- **Aim**:
Return all of the data exactly as written, without the pictures.

╭─ Provided material

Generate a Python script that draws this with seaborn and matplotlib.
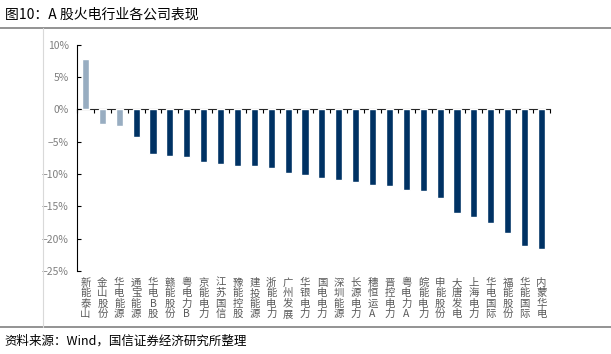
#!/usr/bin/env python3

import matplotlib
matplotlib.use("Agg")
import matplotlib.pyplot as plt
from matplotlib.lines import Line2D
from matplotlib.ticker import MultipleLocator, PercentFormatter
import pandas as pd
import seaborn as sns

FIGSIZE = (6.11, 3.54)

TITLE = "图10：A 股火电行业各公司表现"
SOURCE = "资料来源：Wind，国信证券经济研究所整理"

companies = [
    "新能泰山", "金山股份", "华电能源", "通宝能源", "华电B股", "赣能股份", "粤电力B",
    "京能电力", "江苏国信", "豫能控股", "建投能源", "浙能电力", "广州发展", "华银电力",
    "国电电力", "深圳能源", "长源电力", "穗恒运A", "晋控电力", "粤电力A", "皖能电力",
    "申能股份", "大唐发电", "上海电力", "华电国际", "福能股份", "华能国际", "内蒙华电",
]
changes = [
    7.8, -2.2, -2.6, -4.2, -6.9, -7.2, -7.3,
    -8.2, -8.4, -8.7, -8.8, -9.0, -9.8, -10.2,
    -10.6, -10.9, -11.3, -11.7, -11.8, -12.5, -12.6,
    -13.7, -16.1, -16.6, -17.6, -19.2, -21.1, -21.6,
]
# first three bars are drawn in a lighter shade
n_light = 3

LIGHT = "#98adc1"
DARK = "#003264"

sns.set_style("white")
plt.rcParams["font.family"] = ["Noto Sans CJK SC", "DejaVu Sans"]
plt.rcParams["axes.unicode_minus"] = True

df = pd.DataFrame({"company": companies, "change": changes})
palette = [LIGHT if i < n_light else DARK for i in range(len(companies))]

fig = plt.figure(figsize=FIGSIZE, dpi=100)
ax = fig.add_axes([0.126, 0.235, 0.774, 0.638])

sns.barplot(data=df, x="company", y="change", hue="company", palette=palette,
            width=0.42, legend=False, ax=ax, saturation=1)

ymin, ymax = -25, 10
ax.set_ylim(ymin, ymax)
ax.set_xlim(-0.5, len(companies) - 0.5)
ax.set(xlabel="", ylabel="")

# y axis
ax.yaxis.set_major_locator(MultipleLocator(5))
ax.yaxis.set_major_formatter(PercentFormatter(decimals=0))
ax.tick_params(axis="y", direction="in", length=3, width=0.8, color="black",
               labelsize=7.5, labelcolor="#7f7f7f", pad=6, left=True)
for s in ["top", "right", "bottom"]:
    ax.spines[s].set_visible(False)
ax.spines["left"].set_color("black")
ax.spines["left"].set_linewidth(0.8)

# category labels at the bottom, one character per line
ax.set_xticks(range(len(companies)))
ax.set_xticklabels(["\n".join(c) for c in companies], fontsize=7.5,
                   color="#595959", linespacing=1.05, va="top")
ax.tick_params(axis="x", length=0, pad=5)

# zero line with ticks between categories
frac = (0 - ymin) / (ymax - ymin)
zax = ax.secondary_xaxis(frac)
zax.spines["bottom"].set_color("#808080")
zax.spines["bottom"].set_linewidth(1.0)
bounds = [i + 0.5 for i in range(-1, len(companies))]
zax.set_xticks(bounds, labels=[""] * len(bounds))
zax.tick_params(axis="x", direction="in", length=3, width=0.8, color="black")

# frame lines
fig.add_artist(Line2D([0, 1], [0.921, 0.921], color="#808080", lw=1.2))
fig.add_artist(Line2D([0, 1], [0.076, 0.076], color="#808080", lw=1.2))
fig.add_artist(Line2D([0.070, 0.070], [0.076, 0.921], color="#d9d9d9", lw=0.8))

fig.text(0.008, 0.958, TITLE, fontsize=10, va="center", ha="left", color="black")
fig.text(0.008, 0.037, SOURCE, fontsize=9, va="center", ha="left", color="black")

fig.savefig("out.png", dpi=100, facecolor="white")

╰─

- **Task output**:
Generate a Python script that draws this with seaborn and matplotlib.
#!/usr/bin/env python3

import matplotlib
matplotlib.use("Agg")
import matplotlib.pyplot as plt
from matplotlib.lines import Line2D
from matplotlib.ticker import MultipleLocator, PercentFormatter
import pandas as pd
import seaborn as sns

FIGSIZE = (6.11, 3.54)

TITLE = "图10：A 股火电行业各公司表现"
SOURCE = "资料来源：Wind，国信证券经济研究所整理"

companies = [
    "新能泰山", "金山股份", "华电能源", "通宝能源", "华电B股", "赣能股份", "粤电力B",
    "京能电力", "江苏国信", "豫能控股", "建投能源", "浙能电力", "广州发展", "华银电力",
    "国电电力", "深圳能源", "长源电力", "穗恒运A", "晋控电力", "粤电力A", "皖能电力",
    "申能股份", "大唐发电", "上海电力", "华电国际", "福能股份", "华能国际", "内蒙华电",
]
changes = [
    7.8, -2.2, -2.6, -4.2, -6.9, -7.2, -7.3,
    -8.2, -8.4, -8.7, -8.8, -9.0, -9.8, -10.2,
    -10.6, -10.9, -11.3, -11.7, -11.8, -12.5, -12.6,
    -13.7, -16.1, -16.6, -17.6, -19.2, -21.1, -21.6,
]
# first three bars are drawn in a lighter shade
n_light = 3

LIGHT = "#98adc1"
DARK = "#003264"

sns.set_style("white")
plt.rcParams["font.family"] = ["Noto Sans CJK SC", "DejaVu Sans"]
plt.rcParams["axes.unicode_minus"] = True

df = pd.DataFrame({"company": companies, "change": changes})
palette = [LIGHT if i < n_light else DARK for i in range(len(companies))]

fig = plt.figure(figsize=FIGSIZE, dpi=100)
ax = fig.add_axes([0.126, 0.235, 0.774, 0.638])

sns.barplot(data=df, x="company", y="change", hue="company", palette=palette,
            width=0.42, legend=False, ax=ax, saturation=1)

ymin, ymax = -25, 10
ax.set_ylim(ymin, ymax)
ax.set_xlim(-0.5, len(companies) - 0.5)
ax.set(xlabel="", ylabel="")

# y axis
ax.yaxis.set_major_locator(MultipleLocator(5))
ax.yaxis.set_major_formatter(PercentFormatter(decimals=0))
ax.tick_params(axis="y", direction="in", length=3, width=0.8, color="black",
               labelsize=7.5, labelcolor="#7f7f7f", pad=6, left=True)
for s in ["top", "right", "bottom"]:
    ax.spines[s].set_visible(False)
ax.spines["left"].set_color("black")
ax.spines["left"].set_linewidth(0.8)

# category labels at the bottom, one character per line
ax.set_xticks(range(len(companies)))
ax.set_xticklabels(["\n".join(c) for c in companies], fontsize=7.5,
                   color="#595959", linespacing=1.05, va="top")
ax.tick_params(axis="x", length=0, pad=5)

# zero line with ticks between categories
frac = (0 - ymin) / (ymax - ymin)
zax = ax.secondary_xaxis(frac)
zax.spines["bottom"].set_color("#808080")
zax.spines["bottom"].set_linewidth(1.0)
bounds = [i + 0.5 for i in range(-1, len(companies))]
zax.set_xticks(bounds, labels=[""] * len(bounds))
zax.tick_params(axis="x", direction="in", length=3, width=0.8, color="black")

# frame lines
fig.add_artist(Line2D([0, 1], [0.921, 0.921], color="#808080", lw=1.2))
fig.add_artist(Line2D([0, 1], [0.076, 0.076], color="#808080", lw=1.2))
fig.add_artist(Line2D([0.070, 0.070], [0.076, 0.921], color="#d9d9d9", lw=0.8))

fig.text(0.008, 0.958, TITLE, fontsize=10, va="center", ha="left", color="black")
fig.text(0.008, 0.037, SOURCE, fontsize=9, va="center", ha="left", color="black")

fig.savefig("out.png", dpi=100, facecolor="white")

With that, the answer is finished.